* Given information *
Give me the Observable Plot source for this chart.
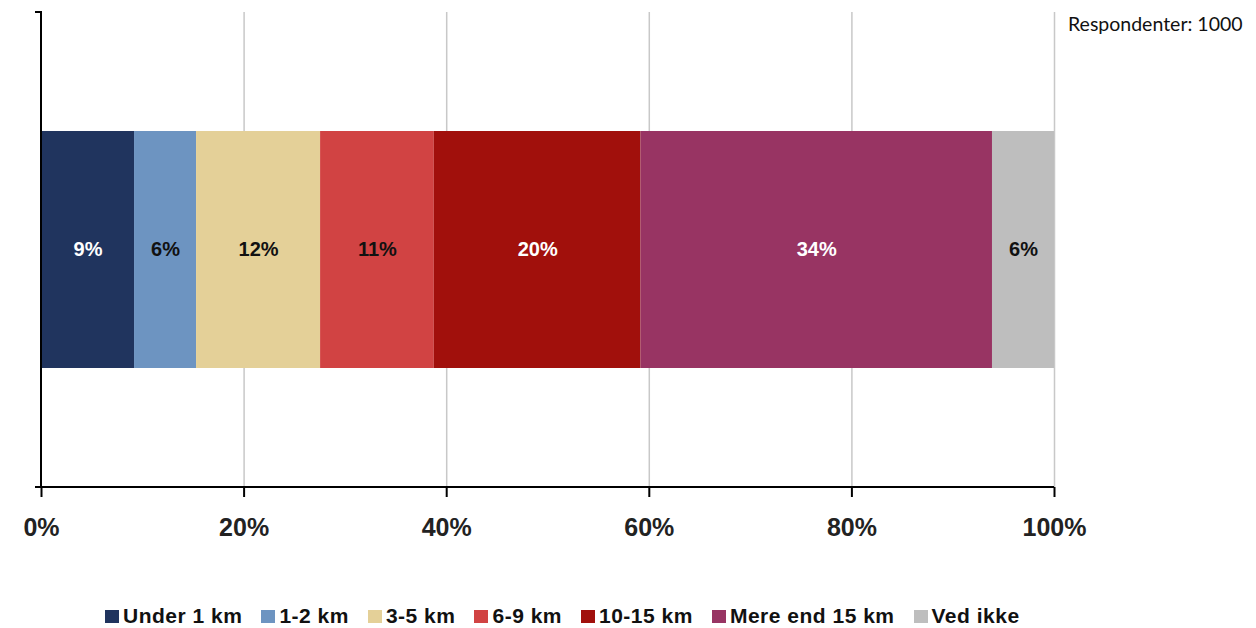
<!DOCTYPE html>
<html><head><meta charset="utf-8">
<script src="https://cdn.jsdelivr.net/npm/d3@7"></script>
<script src="https://cdn.jsdelivr.net/npm/@observablehq/plot@0.6"></script>
<style>
body{margin:0;background:#fff;}
#wrap{position:relative;width:1256px;height:628px;font-family:"Liberation Sans",Arial,sans-serif;}
#resp{position:absolute;left:1068px;top:12px;font-family:Lato,sans-serif;font-size:19.5px;color:#111;white-space:nowrap;}
#legend{position:absolute;left:105px;top:603px;height:26px;display:flex;align-items:center;gap:19px;font-weight:bold;font-size:21px;letter-spacing:0.5px;color:#111;white-space:nowrap;}
.item{display:flex;align-items:center;line-height:26px;}
.sw{width:14px;height:13px;margin-right:4px;}
</style></head><body><div id="wrap"></div>
<script>
const categories = ["Under 1 km","1-2 km","3-5 km","6-9 km","10-15 km","Mere end 15 km","Ved ikke"];
const values = [9, 6, 12, 11, 20, 34, 6];
const colors = ["#20345e","#6d94c1","#e4d098","#d14343","#a1100c","#983463","#bebebe"];
const xTicks = [0, 0.2, 0.4, 0.6, 0.8, 1];
const groupName = "Alle";
const respondents = "Respondenter: 1000";

const data = categories.map((c, i) => ({category: c, value: values[i], group: groupName}));
const isDark = d => d3.hsl(colors[categories.indexOf(d.category)]).l < 0.5;

function axisLines(index, scales, vals, dim) {
  const g = d3.create("svg:g").attr("stroke", "black").attr("stroke-width", 2).attr("fill", "none");
  const x0 = scales.x(0), x1 = scales.x(1);
  const t = dim.marginTop, b = dim.height - dim.marginBottom;
  g.append("path").attr("d", `M${x0 - 6},${t}H${x0}V${b}`);
  g.append("path").attr("d", `M${x0 - 6},${b}H${x1}`);
  return g.node();
}

const stackOpts = (extra) => Plot.stackX({x: "value", y: "group", offset: "normalize", order: null, ...extra});
const label = d => d.value + "%";

const chart = Plot.plot({
  width: 1256,
  height: 575,
  marginLeft: 41,
  marginRight: 202,
  marginTop: 12,
  marginBottom: 88,
  style: {fontFamily: "'Liberation Sans', Arial, sans-serif", background: "white"},
  x: {domain: [0, 1]},
  y: {axis: null, padding: 1/3},
  color: {domain: categories, range: colors},
  marks: [
    Plot.gridX(xTicks.slice(1), {stroke: "#c8c8c8", strokeOpacity: 1, strokeWidth: 1.5}),
    Plot.barX(data, stackOpts({fill: "category"})),
    Plot.text(data, Plot.filter(d => isDark(d), stackOpts({text: label, fill: "white", fontSize: 20, fontWeight: "bold"}))),
    Plot.text(data, Plot.filter(d => !isDark(d), stackOpts({text: label, fill: "#111", fontSize: 20, fontWeight: "bold"}))),
    axisLines,
    Plot.axisX(xTicks, {tickFormat: d3.format(".0%"), tickSize: 10, tickPadding: 21, fontSize: 25, fontWeight: "bold", stroke: "black", strokeWidth: 2, fill: "#222", label: null})
  ]
});

const wrap = document.getElementById("wrap");
wrap.appendChild(chart);
const resp = document.createElement("div");
resp.id = "resp";
resp.textContent = respondents;
wrap.appendChild(resp);
const legend = document.createElement("div");
legend.id = "legend";
categories.forEach((c, i) => {
  const it = document.createElement("div");
  it.className = "item";
  const sw = document.createElement("span");
  sw.className = "sw";
  sw.style.background = colors[i];
  const tx = document.createElement("span");
  tx.textContent = c;
  it.appendChild(sw); it.appendChild(tx);
  legend.appendChild(it);
});
wrap.appendChild(legend);
</script></body></html>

* Short exercise *
Repeat the lines above, starting at the first and stopping after the line that holds "const label = d", with the pictures left out.

* Solution to this problem *
Give me the Observable Plot source for this chart.
<!DOCTYPE html>
<html><head><meta charset="utf-8">
<script src="https://cdn.jsdelivr.net/npm/d3@7"></script>
<script src="https://cdn.jsdelivr.net/npm/@observablehq/plot@0.6"></script>
<style>
body{margin:0;background:#fff;}
#wrap{position:relative;width:1256px;height:628px;font-family:"Liberation Sans",Arial,sans-serif;}
#resp{position:absolute;left:1068px;top:12px;font-family:Lato,sans-serif;font-size:19.5px;color:#111;white-space:nowrap;}
#legend{position:absolute;left:105px;top:603px;height:26px;display:flex;align-items:center;gap:19px;font-weight:bold;font-size:21px;letter-spacing:0.5px;color:#111;white-space:nowrap;}
.item{display:flex;align-items:center;line-height:26px;}
.sw{width:14px;height:13px;margin-right:4px;}
</style></head><body><div id="wrap"></div>
<script>
const categories = ["Under 1 km","1-2 km","3-5 km","6-9 km","10-15 km","Mere end 15 km","Ved ikke"];
const values = [9, 6, 12, 11, 20, 34, 6];
const colors = ["#20345e","#6d94c1","#e4d098","#d14343","#a1100c","#983463","#bebebe"];
const xTicks = [0, 0.2, 0.4, 0.6, 0.8, 1];
const groupName = "Alle";
const respondents = "Respondenter: 1000";

const data = categories.map((c, i) => ({category: c, value: values[i], group: groupName}));
const isDark = d => d3.hsl(colors[categories.indexOf(d.category)]).l < 0.5;

function axisLines(index, scales, vals, dim) {
  const g = d3.create("svg:g").attr("stroke", "black").attr("stroke-width", 2).attr("fill", "none");
  const x0 = scales.x(0), x1 = scales.x(1);
  const t = dim.marginTop, b = dim.height - dim.marginBottom;
  g.append("path").attr("d", `M${x0 - 6},${t}H${x0}V${b}`);
  g.append("path").attr("d", `M${x0 - 6},${b}H${x1}`);
  return g.node();
}

const stackOpts = (extra) => Plot.stackX({x: "value", y: "group", offset: "normalize", order: null, ...extra});
const label = d => d.value + "%";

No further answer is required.